UKTV Gardens
- Logo used from 2007 to 2009
- Country: United Kingdom

Programming
- Picture format: 16:9, 576i (SDTV)

Ownership
- Owner: UKTV (BBC Worldwide/Virgin Media)
- Sister channels: Alibi Blighty Dave Eden G.O.L.D. Home UKTV Food Watch Yesterday

History
- Launched: 23 February 2005
- Closed: 19 May 2009
- Replaced by: Really
- Former names: UKTV Style Gardens (2005‍–‍2007)

= UKTV Gardens =

Former television channel by UKTV

UKTV Gardens was a digital television channel broadcasting in the United Kingdom, part of the UKTV family of channels. As its name suggests, the channel focused entirely on gardening shows. When it originally launched, the channel was known as UKTV Style Gardens on 23 February 2005 and all the gardening content from UKTV Style was moved to the new channel. In early 2007, it adopted the more independent name UKTV Gardens.
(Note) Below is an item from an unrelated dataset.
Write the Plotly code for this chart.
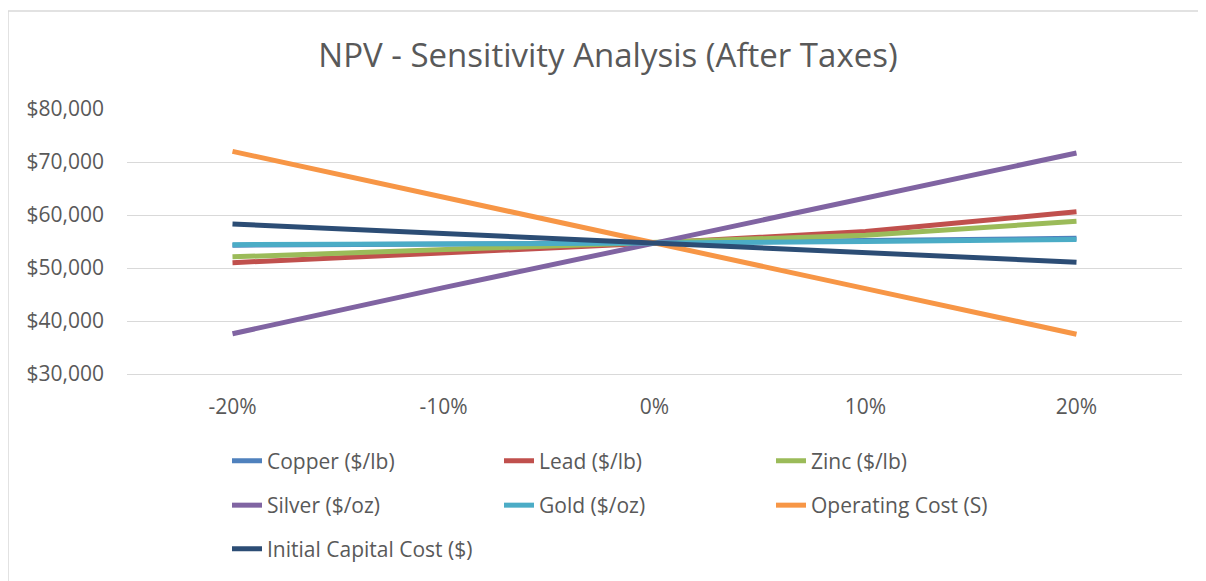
import plotly.graph_objects as go

# Sensitivity steps on the category axis
changes = ["-20%", "-10%", "0%", "10%", "20%"]

# NPV after taxes for each driver
copper = [54300, 54500, 54700, 55200, 55600]
lead = [51000, 52800, 54700, 56900, 60600]
zinc = [52100, 53400, 54700, 56200, 58800]
silver = [37600, 46300, 54700, 63300, 71700]
gold = [54400, 54500, 54700, 55000, 55400]
operating_cost = [72000, 63300, 54700, 46100, 37500]
capital_cost = [58300, 56500, 54700, 53100, 51100]

series = [
    ("Copper ($/lb)", copper, "#4F81BD", "legend"),
    ("Lead ($/lb)", lead, "#C0504D", "legend"),
    ("Zinc ($/lb)", zinc, "#9BBB59", "legend"),
    ("Silver ($/oz)", silver, "#8064A2", "legend2"),
    ("Gold ($/oz)", gold, "#4BACC6", "legend2"),
    ("Operating Cost (S)", operating_cost, "#F79646", "legend2"),
    ("Initial Capital Cost ($)", capital_cost, "#2C4D75", "legend3"),
]

FONT = "'Open Sans', sans-serif"
GREY = "#595959"

fig = go.Figure()
for name, values, color, leg in series:
    fig.add_trace(go.Scatter(x=changes, y=values, name=name, mode="lines",
                             line=dict(color=color, width=5), legend=leg))

# page has an 8px body margin; plot area should land at x 127..1182, y 109..377
W, H = 1198, 573
left, right, top, bottom = 119, 24, 101, 204
pw = W - left - right
ph = H - top - bottom


def py(pixel_y):
    return (377 - pixel_y) / ph


def px(pixel_x):
    return (pixel_x - 127) / pw


legend_style = dict(orientation="h", xanchor="left", yanchor="middle", x=px(227),
                    entrywidth=227, font=dict(family=FONT, size=21, color=GREY),
                    bgcolor="rgba(0,0,0,0)", itemclick=False)

fig.update_layout(
    width=W, height=H,
    margin=dict(l=left, r=right, t=top, b=bottom),
    paper_bgcolor="white", plot_bgcolor="white",
    font=dict(family=FONT, color=GREY),
    title=dict(text="NPV - Sensitivity Analysis (After Taxes)", x=600 / W, xanchor="center",
               y=1 - 47 / H, yanchor="middle", font=dict(family=FONT, size=33, color=GREY)),
    xaxis=dict(type="category", range=[-0.5, 4.5], showgrid=False, showline=True,
               linecolor="#D9D9D9", linewidth=1, ticks="", ticklabelstandoff=14,
               tickfont=dict(family=FONT, size=21, color=GREY), zeroline=False),
    yaxis=dict(range=[30000, 80000], dtick=10000, tickformat="$,.0f", showgrid=True,
               gridcolor="#D9D9D9", gridwidth=1, zeroline=False, ticks="",
               ticklabelstandoff=22, tickfont=dict(family=FONT, size=21, color=GREY)),
    legend=dict(legend_style, y=py(465)),
    legend2=dict(legend_style, y=py(510)),
    legend3=dict(legend_style, y=py(554)),
    showlegend=True,
)

# chart-area border (top and left edges visible)
fig.add_shape(type="line", xref="paper", yref="paper", x0=px(8), x1=px(1215), y0=py(10), y1=py(10),
              line=dict(color="#D9D9D9", width=1.5))
fig.add_shape(type="line", xref="paper", yref="paper", x0=px(8), x1=px(8), y0=py(10), y1=py(590),
              line=dict(color="#D9D9D9", width=1.5))

fig.write_html("out.html")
It was available on Sky Digital and Virgin Media.

== 2009 closure and replacement ==
As part of the UKTV rebrand, UKTV Style along with UKTV Gardens and UKTV Food were the third phase of the rebrand, with UKTV Style rebranded as Home on 30 April 2009 and UKTV Food as Good Food on 22 June 2009, and UKTV Gardens was closed down and was replaced with Really on 19 May 2009 with all the gardening programmes that were on this channel transferring to Home.